Some urban boosters see these shifts to the high end as evidence of
superiority. After all, they argue, only the "best" remain, while
immigrants, the poor and ordinary middle-income slobs migrate out to the
suburbs and other less elite regions.
Yet, even here, the demographic trends are not nearly so promising. Over
the past decade college-educated workers — who once disproportionately
migrated to the superstar cities — now appear to be tilting instead to more
affordable, family-friendly places. Since 2000, Riverside, Phoenix,
Charlotte, Las Vegas and Dallas all have been among the big net gainers with
such migrants. In contrast New York, Boston, L.A. and even the Bay Area, a
big winner in the 1990s, appear to have become among the highest net losers.
The big outlier here, as in many things, is Washington, D.C., where an ever
expanding federal government and its satellites continue to draw in ever
more educated workers.
Another intriguing shift is taking place among immigrants, the group who
did much in the 1990s to help reverse demographic and economic decline in
places like New York. Recent census data suggests they are increasingly
likely to move to more affordable, business-friendly places such as Houston,
Dallas, Charlotte and Phoenix.
These phenomena have led Andrew Beveridge, a sociologist at Queens
College, to dismiss Mayor Bloomberg's much ballyhooed projections of another
million New Yorkers to roughly nine million by 2025. Mr. Beveridge's numbers
show that New York's briefly impressive population growth is markedly
slowing. The growth in the immigrant population, he notes, appears to be
dropping significantly since the late '90s.
New York has had high population expectations before — 1940s census
estimates of 8.5 million for 1970 proved a million off target. This may be
the case again now, Mr. Beveridge suggests, unless the city finds ways to
address the basic issues that affect the middle class — high housing costs,
taxes, regulation, schools and lack of support for diverse small businesses,
particularly in the outer boroughs. How else can New York hope to create
opportunities for a population already overwhelmingly minority and
predominately working class?
To raise such issues amidst today's giddiness tends to reap the scorn of
many big city developers and other devotees of the superstar version of
urbanism. Elite city boosters like academic Richard Florida consider any
return to a traditional "back to basics" agenda as reflective of "neocon
anti-urbanism."
This is something of an oddity, where the fashionable "left" defines
successful urbanism by its ability to lure the superaffluent, the
hypereducated and the avant garde — or what Dr. Florida calls "the
greatest number of the most skilled people." One wonders what true
progressives like Harry Truman or Fiorella La Guardia would think of such an
approach.
La Guardia or Truman understood that great cities become so, in large
part, due to the strivings of the upwardly mobile middle class and families,
not the elites of any stripe. It may well be true, as Mr. Gyourko argues,
that as the nation grows to 400 million or more there could be a niche for
10 to 20 such "productive resorts" serving as "enclaves of the wealthy." But
the urban future — today as in past generations — will belong mostly to
places that continue to draw and nurture the middle class, which has driven
the rise of most successful capitalist cities.

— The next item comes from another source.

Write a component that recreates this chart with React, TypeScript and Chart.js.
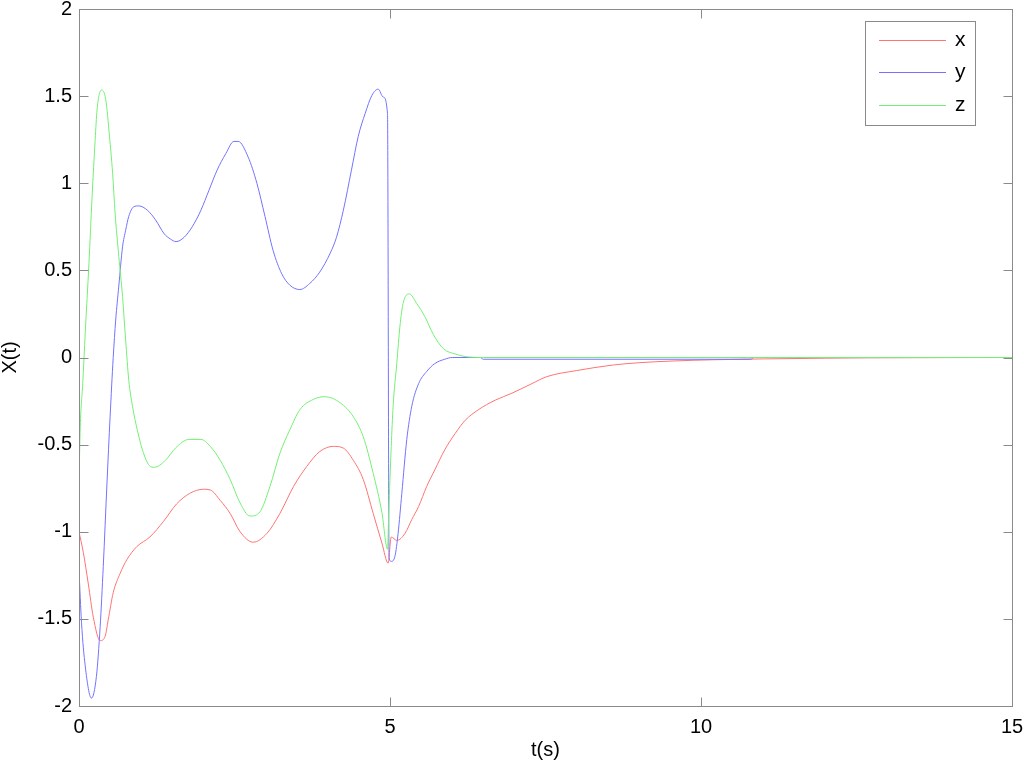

The game, however, is far from over. Some larger superstar cities, like
New York or L.A., may still possess enough economic and social diversity as
well as the physical space to shift direction. Despite their dysfunctional
political systems, radical changes in tax, regulatory and education
policies, including a new emphasis on practical skills training, could
restore their historic attraction to those who wish to start a small
business, or maintain a middle-class family.
Such a city might not pass always Mayor Bloomberg's "luxury" calculus,
but to its residents it might seem super indeed.